May 1, 2009

Mewhort valued spring education

The Ohio State football team welcomed seven members of the class of 2009 into last week's spring game and the landscape of college football has changed with more and more high school stars taking off their final semester of high school to get a jump on their college careers.

Offensive lineman Jack Mewhort was one of four players who enrolled in January of 2009 and had the benefit of getting their feet wet in winter quarter. Three more teammates enrolled in time for the spring practice period but for players like Mewhort who had the extra couple of months the time was put to good use.

"Probably the best part if mentally because you get your playbook and then on the other side of it you can get your classes down and everything," Mewhort said. "It just helps you with the adjustment (from high school to college)."

The 6-foot-7, 290-pounder out of Toledo (Ohio) St. John's high school learned quickly about the differences on the field from high school football and big-time college football. Mewhort never had to face off against guys like Thad Gibson or Cameron Heyward in high school but by the end of spring the true freshman was seeing some good reps from the left tackle position.

Mewhort will be able to take the experience that he picked up at Ohio State to the International Federation of American Football Junior World Championship in Canton (Ohio) at the end of June. Mewhort and teammate Storm Klein were both picked to make the short trip north for the June 27th to July 5th tournament. What kind of things did Jack learn in the spring that he will be able to adapt for his own personal game?

"I learned you have to be physical and I learned that from watching guys like Justin Boren just run people over and how strong have you have to be and how nasty you have to be just to play this potion," Mewhort said. "It was just kind of cool seeing that."

Saturday's spring game was Mewhort's first opportunity to play in front of 90-plus thousand fans which he admitted was considerably more than the crowds he was playing in front of in high school. Was it hard to block out all of those distractions for the first time?

"It was crazy but once we got going I just tuned into the game and kept my mind on what I had to do," Mewhort said.

The Ohio State offensive line has been declared a weak point of the team by many experts over the past couple of seasons. Injuries have created lack of depth and other problems have plagued the line keeping it from being as good as it can be. Mewhort for one believes that the 2009 version of the O-Line could be the one to turn things around.

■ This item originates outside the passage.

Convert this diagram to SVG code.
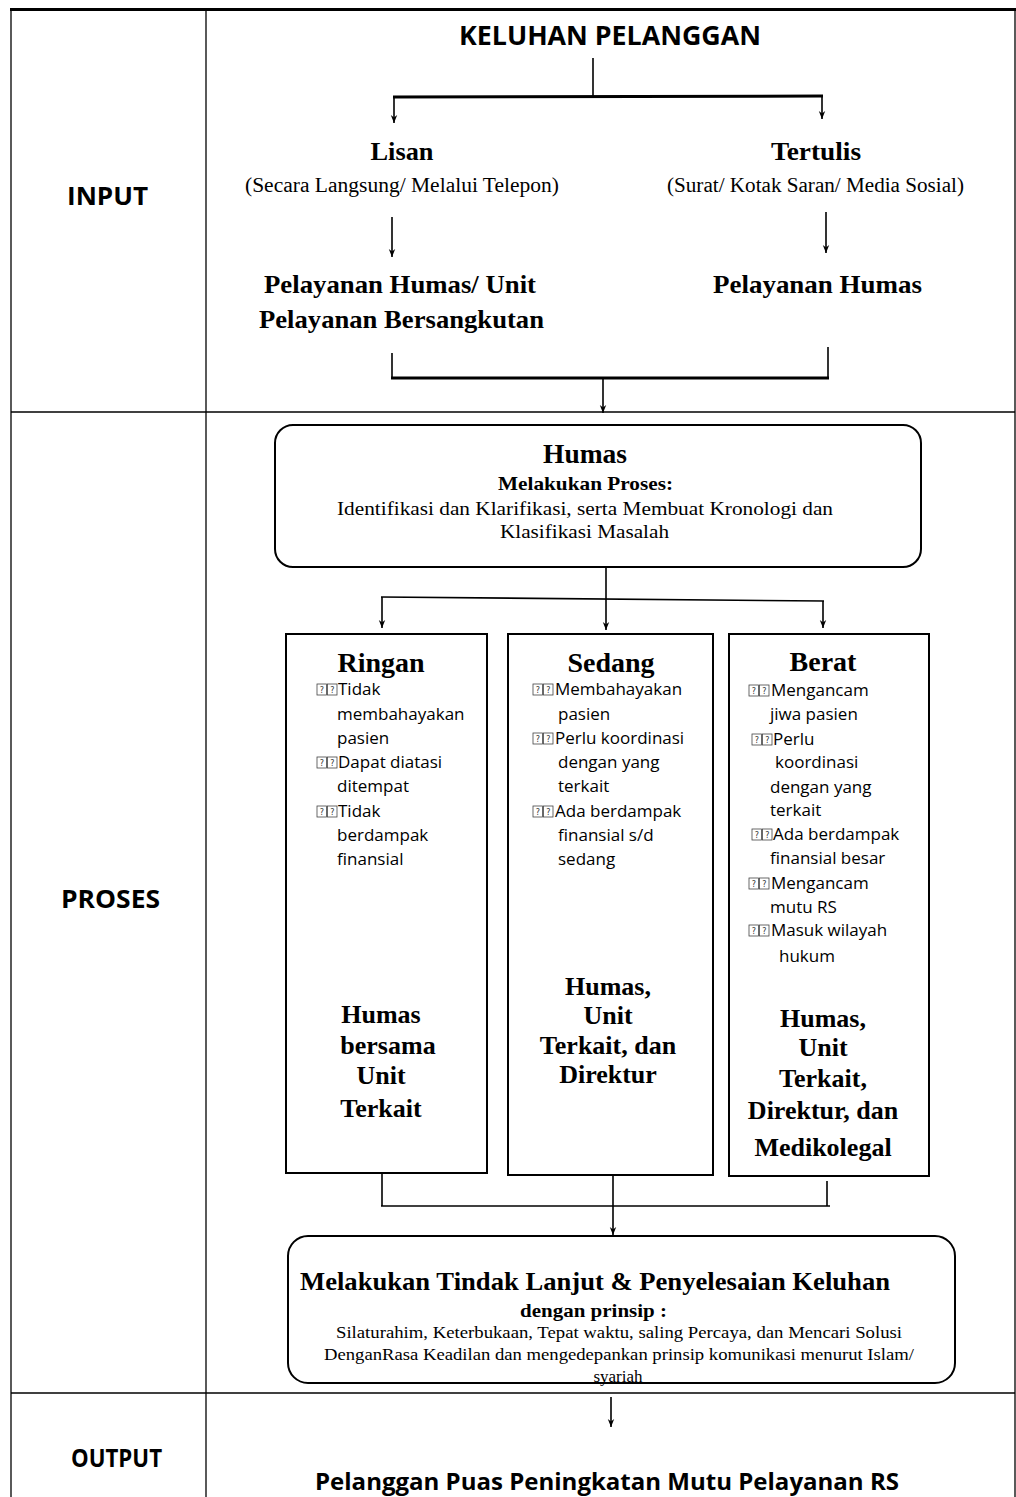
<svg xmlns="http://www.w3.org/2000/svg" width="1016" height="1497" viewBox="0 0 1016 1497">
<style>
.sans{font-family:"Open Sans","Liberation Sans",sans-serif;font-weight:bold;fill:#000}
.ser{font-family:"Liberation Serif","Times New Roman",serif;fill:#000}
.b{font-weight:bold}
.mid{text-anchor:middle}
.bul{font-family:"Open Sans","Liberation Sans",sans-serif;font-size:17px;fill:#000}
.ln{stroke:#000;fill:none;stroke-width:1.6}
.thick{stroke-width:3}
.box{fill:#fff;stroke:#000;stroke-width:2}
.grid{stroke:#000;stroke-width:1.3}
.tofu rect{fill:none;stroke:#444;stroke-width:0.8}
.tofu text{font-family:"DejaVu Sans",sans-serif;font-size:8px;fill:#333;text-anchor:middle}
</style>
<defs>
<marker id="arr" viewBox="0 0 10 10" refX="10" refY="5" markerWidth="8" markerHeight="9" markerUnits="userSpaceOnUse" orient="auto">
<path d="M0,1 L10,5 L0,9 L3,5 z" fill="#000"/>
</marker>
<g id="tofu" class="tofu">
<rect x="0" y="-11" width="9.5" height="11"/><text x="4.75" y="-2.5">?</text>
<rect x="10.5" y="-11" width="9.5" height="11"/><text x="15.25" y="-2.5">?</text>
</g>
</defs>
<rect width="1016" height="1497" fill="#fff"/>

<g id="table">
<line x1="10" y1="9.5" x2="1016" y2="9.5" stroke="#000" stroke-width="3"/>
<line class="grid" x1="11" y1="9" x2="11" y2="1497"/>
<line class="grid" x1="1015" y1="9" x2="1015" y2="1497"/>
<line class="grid" x1="206" y1="9" x2="206" y2="1497" stroke-width="1"/>
<line class="grid" x1="11" y1="412" x2="1015" y2="412"/>
<line class="grid" x1="11" y1="1393" x2="1015" y2="1393"/>
<text class="sans mid" x="107.5" y="205" font-size="25" textLength="81" lengthAdjust="spacingAndGlyphs">INPUT</text>
<text class="sans mid" x="110.5" y="908" font-size="25" textLength="99" lengthAdjust="spacingAndGlyphs">PROSES</text>
<text class="sans mid" x="116.5" y="1467" font-size="25" textLength="91" lengthAdjust="spacingAndGlyphs">OUTPUT</text>
</g>

<g id="connectors">
<line class="ln" x1="593" y1="58" x2="593" y2="97"/>
<line class="ln thick" x1="393" y1="97" x2="823" y2="96"/>
<line class="ln" x1="394" y1="97" x2="394" y2="123" marker-end="url(#arr)"/>
<line class="ln" x1="822" y1="96" x2="822" y2="119" marker-end="url(#arr)"/>
<line class="ln" x1="392" y1="217" x2="392" y2="257" marker-end="url(#arr)"/>
<line class="ln" x1="826" y1="212" x2="826" y2="253" stroke-width="2.2" marker-end="url(#arr)"/>
<line class="ln" x1="392" y1="353" x2="392" y2="378"/>
<line class="ln" x1="828" y1="347" x2="828" y2="378"/>
<line class="ln thick" x1="391" y1="378" x2="829" y2="378"/>
<line class="ln" x1="603" y1="378" x2="603" y2="413" marker-end="url(#arr)"/>
<line class="ln" x1="606" y1="567" x2="606" y2="630" marker-end="url(#arr)"/>
<line class="ln" x1="381" y1="597" x2="824" y2="601" stroke-width="2.2"/>
<line class="ln" x1="382" y1="597" x2="382" y2="628" marker-end="url(#arr)"/>
<line class="ln" x1="823" y1="601" x2="823" y2="628" marker-end="url(#arr)"/>
<line class="ln" x1="382" y1="1173" x2="382" y2="1206"/>
<line class="ln" x1="613" y1="1175" x2="613" y2="1235" marker-end="url(#arr)"/>
<line class="ln" x1="827" y1="1181" x2="827" y2="1206" stroke-width="2.6"/>
<line class="ln" x1="381" y1="1206" x2="830" y2="1206"/>
<line class="ln" x1="611" y1="1397" x2="611" y2="1427" marker-end="url(#arr)"/>
</g>

<g id="keluhan">
<text class="sans mid" x="610" y="45" font-size="26" textLength="302" lengthAdjust="spacingAndGlyphs">KELUHAN PELANGGAN</text>
</g>

<g id="lisan">
<text class="ser b mid" x="402" y="160" font-size="26" textLength="63" lengthAdjust="spacingAndGlyphs">Lisan</text>
<text class="ser mid" x="402" y="192" font-size="20" textLength="314" lengthAdjust="spacingAndGlyphs">(Secara Langsung/ Melalui Telepon)</text>
</g>

<g id="tertulis">
<text class="ser b mid" x="816" y="160" font-size="26" textLength="90" lengthAdjust="spacingAndGlyphs">Tertulis</text>
<text class="ser mid" x="815.5" y="192" font-size="20" textLength="297" lengthAdjust="spacingAndGlyphs">(Surat/ Kotak Saran/ Media Sosial)</text>
</g>

<g id="pelayanan-unit">
<text class="ser b mid" x="400" y="293" font-size="26" textLength="272" lengthAdjust="spacingAndGlyphs">Pelayanan Humas/ Unit</text>
<text class="ser b mid" x="401.5" y="328" font-size="26" textLength="285" lengthAdjust="spacingAndGlyphs">Pelayanan Bersangkutan</text>
</g>

<g id="pelayanan-humas">
<text class="ser b mid" x="817.5" y="293" font-size="26" textLength="209" lengthAdjust="spacingAndGlyphs">Pelayanan Humas</text>
</g>

<g id="humas">
<rect class="box" x="275" y="425" width="646" height="142" rx="18"/>
<text class="ser b mid" x="585" y="463" font-size="27" textLength="84" lengthAdjust="spacingAndGlyphs">Humas</text>
<text class="ser b mid" x="585.5" y="490" font-size="19" textLength="175" lengthAdjust="spacingAndGlyphs">Melakukan Proses:</text>
<text class="ser mid" x="585" y="515" font-size="19" textLength="496" lengthAdjust="spacingAndGlyphs">Identifikasi dan Klarifikasi, serta Membuat Kronologi dan</text>
<text class="ser mid" x="584.5" y="538" font-size="19" textLength="169" lengthAdjust="spacingAndGlyphs">Klasifikasi Masalah</text>
</g>

<g id="ringan">
<rect class="box" x="286" y="634" width="201" height="539"/>
<text class="ser b mid" x="381" y="672" font-size="28">Ringan</text>
<use href="#tofu" x="317" y="695"/>
<text class="bul" x="338" y="695">Tidak</text>
<text class="bul" x="337" y="720">membahayakan</text>
<text class="bul" x="337" y="744">pasien</text>
<use href="#tofu" x="317" y="768"/>
<text class="bul" x="338" y="768">Dapat diatasi</text>
<text class="bul" x="337" y="792">ditempat</text>
<use href="#tofu" x="317" y="817"/>
<text class="bul" x="338" y="817">Tidak</text>
<text class="bul" x="337" y="841">berdampak</text>
<text class="bul" x="337" y="865">finansial</text>
<text class="ser b mid" font-size="26"><tspan x="381" y="1023">Humas</tspan><tspan x="388" y="1054">bersama</tspan><tspan x="381" y="1084">Unit</tspan><tspan x="381" y="1117">Terkait</tspan></text>
</g>

<g id="sedang">
<rect class="box" x="508" y="634" width="205" height="541"/>
<text class="ser b mid" x="611" y="672" font-size="28">Sedang</text>
<use href="#tofu" x="533" y="695"/>
<text class="bul" x="555" y="695">Membahayakan</text>
<text class="bul" x="558" y="720">pasien</text>
<use href="#tofu" x="533" y="744"/>
<text class="bul" x="555" y="744">Perlu koordinasi</text>
<text class="bul" x="558" y="768">dengan yang</text>
<text class="bul" x="558" y="792">terkait</text>
<use href="#tofu" x="533" y="817"/>
<text class="bul" x="555" y="817">Ada berdampak</text>
<text class="bul" x="558" y="841">finansial s/d</text>
<text class="bul" x="558" y="865">sedang</text>
<text class="ser b mid" font-size="26"><tspan x="608" y="995">Humas,</tspan><tspan x="608" y="1024">Unit</tspan><tspan x="608" y="1054">Terkait, dan</tspan><tspan x="608" y="1083">Direktur</tspan></text>
</g>

<g id="berat">
<rect class="box" x="729" y="634" width="200" height="542"/>
<text class="ser b mid" x="823" y="671" font-size="28">Berat</text>
<use href="#tofu" x="749" y="696"/>
<text class="bul" x="771" y="696">Mengancam</text>
<text class="bul" x="770" y="720">jiwa pasien</text>
<use href="#tofu" x="752" y="745"/>
<text class="bul" x="773" y="745">Perlu</text>
<text class="bul" x="775" y="768">koordinasi</text>
<text class="bul" x="770" y="793">dengan yang</text>
<text class="bul" x="770" y="816">terkait</text>
<use href="#tofu" x="752" y="840"/>
<text class="bul" x="773" y="840">Ada berdampak</text>
<text class="bul" x="770" y="864">finansial besar</text>
<use href="#tofu" x="749" y="889"/>
<text class="bul" x="771" y="889">Mengancam</text>
<text class="bul" x="770" y="913">mutu RS</text>
<use href="#tofu" x="749" y="936"/>
<text class="bul" x="771" y="936">Masuk wilayah</text>
<text class="bul" x="779" y="962">hukum</text>
<text class="ser b mid" font-size="26"><tspan x="823" y="1027">Humas,</tspan><tspan x="823" y="1056">Unit</tspan><tspan x="823" y="1087">Terkait,</tspan><tspan x="823" y="1119">Direktur, dan</tspan><tspan x="823" y="1156">Medikolegal</tspan></text>
</g>

<g id="tindak-lanjut">
<rect class="box" x="288" y="1236" width="667" height="147" rx="20"/>
<text class="ser b mid" x="595" y="1290" font-size="25" textLength="590" lengthAdjust="spacingAndGlyphs">Melakukan Tindak Lanjut &amp; Penyelesaian Keluhan</text>
<text class="ser b mid" x="593.5" y="1317" font-size="19" textLength="147" lengthAdjust="spacingAndGlyphs">dengan prinsip :</text>
<text class="ser mid" x="619" y="1338" font-size="17" textLength="566" lengthAdjust="spacingAndGlyphs">Silaturahim, Keterbukaan, Tepat waktu, saling Percaya, dan Mencari Solusi</text>
<text class="ser mid" x="619" y="1360" font-size="17" textLength="590" lengthAdjust="spacingAndGlyphs">DenganRasa Keadilan dan mengedepankan prinsip komunikasi menurut Islam/</text>
<text class="ser mid" x="618" y="1382" font-size="17">syariah</text>
</g>

<g id="output">
<text class="sans mid" x="607" y="1490" font-size="23" textLength="584" lengthAdjust="spacingAndGlyphs">Pelanggan Puas Peningkatan Mutu Pelayanan RS</text>
</g>
</svg>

"I think we are going to be really good up front," Mewhort said. "Coach (Bollman) said that every day we got better and that was the point. Hopefully when the season comes we keep getting better after getting better in camp and we then we will have a standout offensive line this year."

But ultimately when it all comes down to it, spring practice is a time to learn and an opportunity to set the wheels in motion for individual workouts and habits through the summer and Mewhort already understands just how important that is and all of the benefits that were associated with cutting his high school experience short.

"I am really glad that I went through it," Mewhort said. "I really learned a lot and I got a lot closer with my teammates. I think it helped me physically just to know where I have to be so it was a great experience."